El camino estaba marcado por las pertenencias que los migrantes iban arrojando para alivianar su maleta. Algunos lugareños les recomendaban deshacerse de las colchonetas que usarían para dormir. “Eso no le sirve para nada acá, allá arriba (al llegar al pico de la montaña) consigue más”, le decía un guía a una mujer que insistía en cargarla en sus manos mientras llevaba la maleta sobre su cabeza en un perfecto acto de equilibrismo.
Al final del grupo una mujer de unos 50 años se desvaneció cuando cruzaba el río, sufría de asma y obesidad. Sus familiares la habían dejado atrás. Un lugareño comentó que no resistiría y que era mejor que diera vuelta atrás. “Ayer venía otra mujer asmática, se le acabó el inhalador y tocó devolvernos”, dijo.
En la selva los peligros abundan. Algunos migrantes alejan las serpientes amarrando ajos a sus tobillos o usando creolina, un desinfectante. Sin embargo, el mayor peligro son otros seres humanos. En el Darién hay grupos ilegales que controlan las rutas del narcotráfico y el contrabando.
Entre mayo y julio 96 personas fueron víctimas de violencia sexual en el Darién, según el reporte de Médicos sin Fronteras, una organización humanitaria que tiene un puesto en Bajo Chiquito, Panamá, donde atiende a los migrantes.
Las enfermedades que más reportan los migrantes que logran pasar son hongos en los pies debido a la humedad de la selva y el paso de los ríos, afecciones gastrointestinales y problemas respiratorios, sobre todo los niños.
En lo que va del año han entrado a Panamá más de 70.000 personas por la selva del Darién, de las cuales 50.000 son haitianos, la más alta en la última década según las autoridades de seguridad de Panamá.
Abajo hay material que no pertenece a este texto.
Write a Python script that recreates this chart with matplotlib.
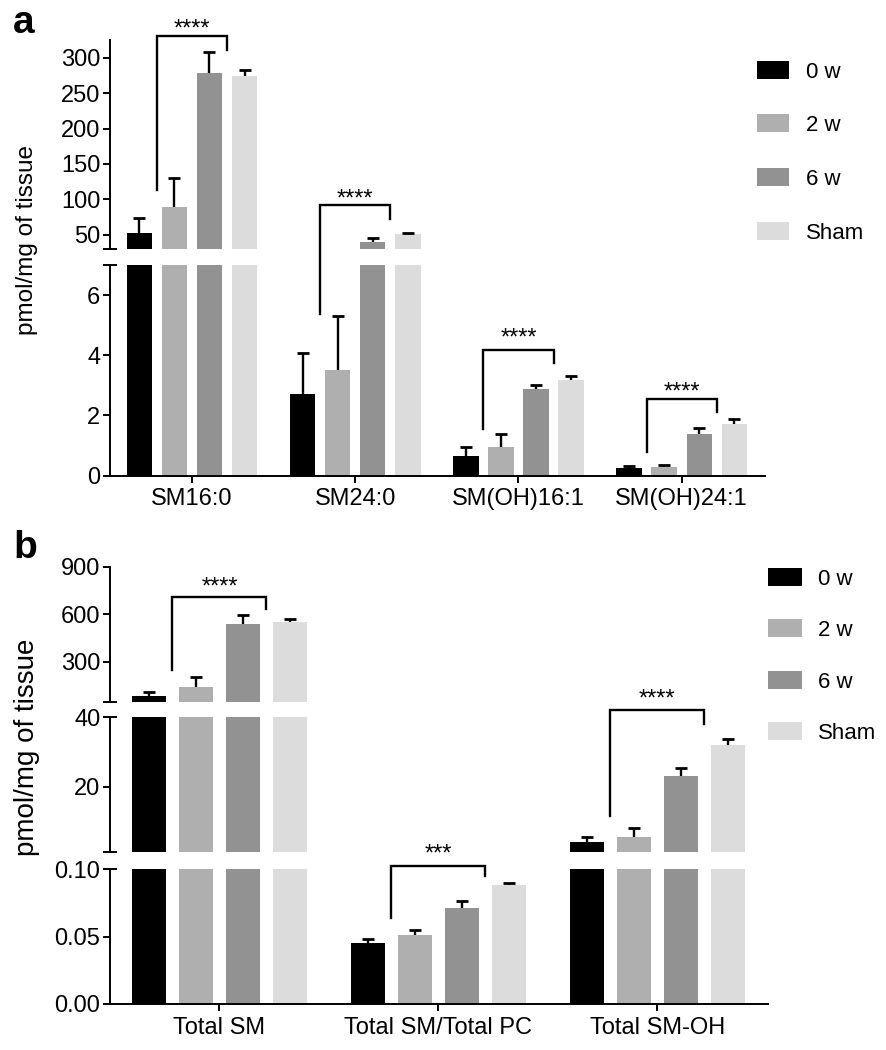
import matplotlib
matplotlib.use('Agg')
import matplotlib.pyplot as plt
import numpy as np
from matplotlib.lines import Line2D
from matplotlib.patches import Rectangle

plt.rcParams['font.family'] = ['Liberation Sans', 'DejaVu Sans']

W, H = 886, 1050
DPI = 100

# ---------------- data ----------------
series = ['0 w', '2 w', '6 w', 'Sham']
colors = ['#000000', '#afafaf', '#929292', '#dcdcdc']

# panel a
a_cats = ['SM16:0', 'SM24:0', 'SM(OH)16:1', 'SM(OH)24:1']
a_0w = [52, 2.72, 0.66, 0.24]
a_2w = [89.5, 3.52, 0.97, 0.28]
a_6w = [279, 40.5, 2.89, 1.38]
a_sham = [274.6, 51, 3.19, 1.73]
a_err_0w = [22, 1.36, 0.31, 0.08]
a_err_2w = [41, 1.78, 0.41, 0.08]
a_err_6w = [29.5, 5.5, 0.11, 0.19]
a_err_sham = [7.4, 2.0, 0.11, 0.15]
a_stars = ['****', '****', '****', '****']

# panel b
b_cats = ['Total SM', 'Total SM/Total PC', 'Total SM-OH']
b_0w = [85, 0.045, 3.95]
b_2w = [142, 0.0511, 5.57]
b_6w = [538, 0.0709, 23.1]
b_sham = [549, 0.0881, 32.1]
b_err_0w = [25, 0.0033, 1.6]
b_err_2w = [59.5, 0.0037, 2.4]
b_err_6w = [57, 0.0054, 2.2]
b_err_sham = [19, 0.0018, 1.7]
b_stars = ['****', '***', '****']

# ---------------- layout helpers ----------------
fig = plt.figure(figsize=(W / DPI, H / DPI), dpi=DPI)


def add_ax(x0, x1, ytop, ybot):
    return fig.add_axes([x0 / W, 1 - ybot / H, (x1 - x0) / W, (ybot - ytop) / H])


PITCH = 0.2146
BW = 0.156
LW = 1.4
TFS = 17


def draw_segment(ax, vals, errs, ylim, yticks, fmt, bottom=False, xlim=None,
                 cats=None, cap_top=False, cap_bottom=False):
    n = len(vals[0])
    x = np.arange(n)
    for i in range(4):
        xi = x + (i - 1.5) * PITCH
        v = np.asarray(vals[i], float)
        e = np.asarray(errs[i], float)
        ax.bar(xi, v, width=BW, color=colors[i], linewidth=0, zorder=2)
        ax.vlines(xi, v, v + e, color='black', lw=1.7, zorder=3)
        ax.plot(xi, v + e, linestyle='none', marker='_', color='black',
                markersize=8.5, markeredgewidth=2.0, zorder=3)
    ax.set_ylim(*ylim)
    ax.set_xlim(*xlim)
    ax.set_yticks(yticks)
    ax.set_yticklabels([fmt.format(t) for t in yticks], fontsize=TFS)
    for s in ['top', 'right']:
        ax.spines[s].set_visible(False)
    ax.spines['left'].set_linewidth(LW)
    ax.tick_params(axis='y', length=5, width=LW, pad=2)
    if bottom:
        ax.spines['bottom'].set_linewidth(LW)
        ax.set_xticks(x)
        ax.set_xticklabels(cats, fontsize=TFS)
        ax.tick_params(axis='x', length=5, width=LW, pad=4)
    else:
        ax.spines['bottom'].set_visible(False)
        ax.set_xticks([])
    axw = ax.get_position().width * W
    dx = 7.0 / axw
    for flag, yy in [(cap_top, 1), (cap_bottom, 0)]:
        if flag:
            ax.plot([-dx, dx], [yy, yy], color='black', lw=LW,
                    transform=ax.transAxes, clip_on=False, solid_capstyle='butt')
    ax.set_facecolor('none')


def to_fig(ax, x, y):
    disp = ax.transData.transform((x, y))
    return fig.transFigure.inverted().transform(disp)


def bracket(ax_l, yl, ax_t, yt, ax_r, yr, g, ax_s, ys, label):
    xl, xr = g - PITCH, g + PITCH
    p1 = to_fig(ax_l, xl, yl)
    p2 = to_fig(ax_t, xl, yt)
    p4 = to_fig(ax_r, xr, yr)
    p3 = to_fig(ax_t, xr, yt)
    xs = [p1[0], p2[0], p3[0], p4[0]]
    ys_ = [p1[1], p2[1], p2[1], p4[1]]
    fig.add_artist(Line2D(xs, ys_, color='black', lw=1.7,
                          transform=fig.transFigure, solid_joinstyle='miter'))
    sc = ax_s.transData.transform((g, ys))
    fs = 17
    base = fig.transFigure.inverted().transform((sc[0], sc[1] - 0.58 * fs * DPI / 72))
    fig.text(base[0], base[1], label, ha='center', va='baseline', fontsize=fs)


def legend(x0, w, ycs, xt):
    for c, yc, lab in zip(colors, ycs, series):
        fig.add_artist(Rectangle((x0 / W, 1 - (yc + 9) / H), w / W, 18 / H,
                                 facecolor=c, edgecolor='none',
                                 transform=fig.transFigure))
        fs = 16
        fig.text(xt / W, 1 - (yc + 0.358 * fs * DPI / 72) / H, lab,
                 fontsize=fs, ha='left', va='baseline')


# ---------------- panel a ----------------
a_vals = [a_0w, a_2w, a_6w, a_sham]
a_errs = [a_err_0w, a_err_2w, a_err_6w, a_err_sham]
a_xlim = (-0.502, 3.51)
ax_a_up = add_ax(110, 765, 40, 249)
ax_a_lo = add_ax(110, 765, 265, 475.7)
draw_segment(ax_a_up, a_vals, a_errs, (30, 325), [50, 100, 150, 200, 250, 300],
             '{:g}', xlim=a_xlim, cap_bottom=True)
draw_segment(ax_a_lo, a_vals, a_errs, (0, 7), [0, 2, 4, 6], '{:g}', bottom=True,
             xlim=a_xlim, cats=a_cats, cap_top=True)

bracket(ax_a_up, 113.6, ax_a_up, 330, ax_a_up, 311, 0, ax_a_up, 351, a_stars[0])
bracket(ax_a_lo, 5.36, ax_a_up, 92.4, ax_a_up, 72.6, 1, ax_a_up, 110.7, a_stars[1])
bracket(ax_a_lo, 1.55, ax_a_lo, 4.16, ax_a_lo, 3.75, 2, ax_a_lo, 4.8, a_stars[2])
bracket(ax_a_lo, 0.8, ax_a_lo, 2.56, ax_a_lo, 2.13, 3, ax_a_lo, 3.02, a_stars[3])

legend(756.7, 32.6, [70, 123.3, 176.7, 230.7], 806)

fig.text(27 / W, 1 - 240 / H, 'pmol/mg of tissue', rotation=90, ha='center',
         va='center', fontsize=17.5)
fig.text(13 / W, 1 - 33 / H, 'a', fontsize=28, fontweight='bold',
         ha='left', va='baseline')

# ---------------- panel b ----------------
b_vals = [b_0w, b_2w, b_6w, b_sham]
b_errs = [b_err_0w, b_err_2w, b_err_6w, b_err_sham]
b_xlim = (-0.5, 2.504)
ax_b_up = add_ax(110, 767.7, 566.7, 701.7)
ax_b_mid = add_ax(110, 767.7, 717.3, 852.3)
ax_b_lo = add_ax(110, 767.7, 869, 1004)
draw_segment(ax_b_up, b_vals, b_errs, (47, 900), [300, 600, 900], '{:g}',
             xlim=b_xlim, cap_bottom=True)
draw_segment(ax_b_mid, b_vals, b_errs, (1.1, 40), [20, 40], '{:g}',
             xlim=b_xlim, cap_top=True, cap_bottom=True)
draw_segment(ax_b_lo, b_vals, b_errs, (0, 0.1), [0.0, 0.05, 0.10], '{:.2f}',
             bottom=True, xlim=b_xlim, cats=b_cats, cap_top=True)

bracket(ax_b_up, 247.6, ax_b_up, 710.6, ax_b_up, 631, 0, ax_b_up, 816, b_stars[0])
bracket(ax_b_lo, 0.0635, ax_b_lo, 0.1024, ax_b_lo, 0.0948, 1, ax_b_lo, 0.1165, b_stars[1])
bracket(ax_b_mid, 11.56, ax_b_mid, 42.1, ax_b_mid, 38.07, 2, ax_b_mid, 47.4, b_stars[2])

legend(768, 34, [576.7, 628, 680, 730.7], 818)

fig.text(27 / W, 1 - 747 / H, 'pmol/mg of tissue', rotation=90, ha='center',
         va='center', fontsize=20)
fig.text(13 / W, 1 - 558 / H, 'b', fontsize=28, fontweight='bold',
         ha='left', va='baseline')

fig.savefig('out.png', dpi=DPI)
En el camino por Acandí los más ágiles pueden llegar a la parte del Darién en la que acaba Colombia en un día completo. Sin embargo, no todos lo logran, el rigor de la montaña los retrasa y en caso de extraviarse del grupo los días se pueden multiplicar. Una vez en la selva de Panamá inicia el tramo más difícil de la selva en el que pueden tardarse de cuatro a siete días más para llegar a Bajo Chiquito.
En la selva han nacido y muerto niños porque las embarazadas se arriesgan a la travesía aún con más de seis meses de gestación. En el Darién no hay dios, ni ley, los caminantes encuentran cuerpos tirados, niños huérfanos o gente extraviada. Las autoridades panameñas han reportado decenas de muertos.
“El miedo siempre existe, pero tenemos que seguir adelante”, dijo Lafleur pese a la falta de aliento por la exigente caminata.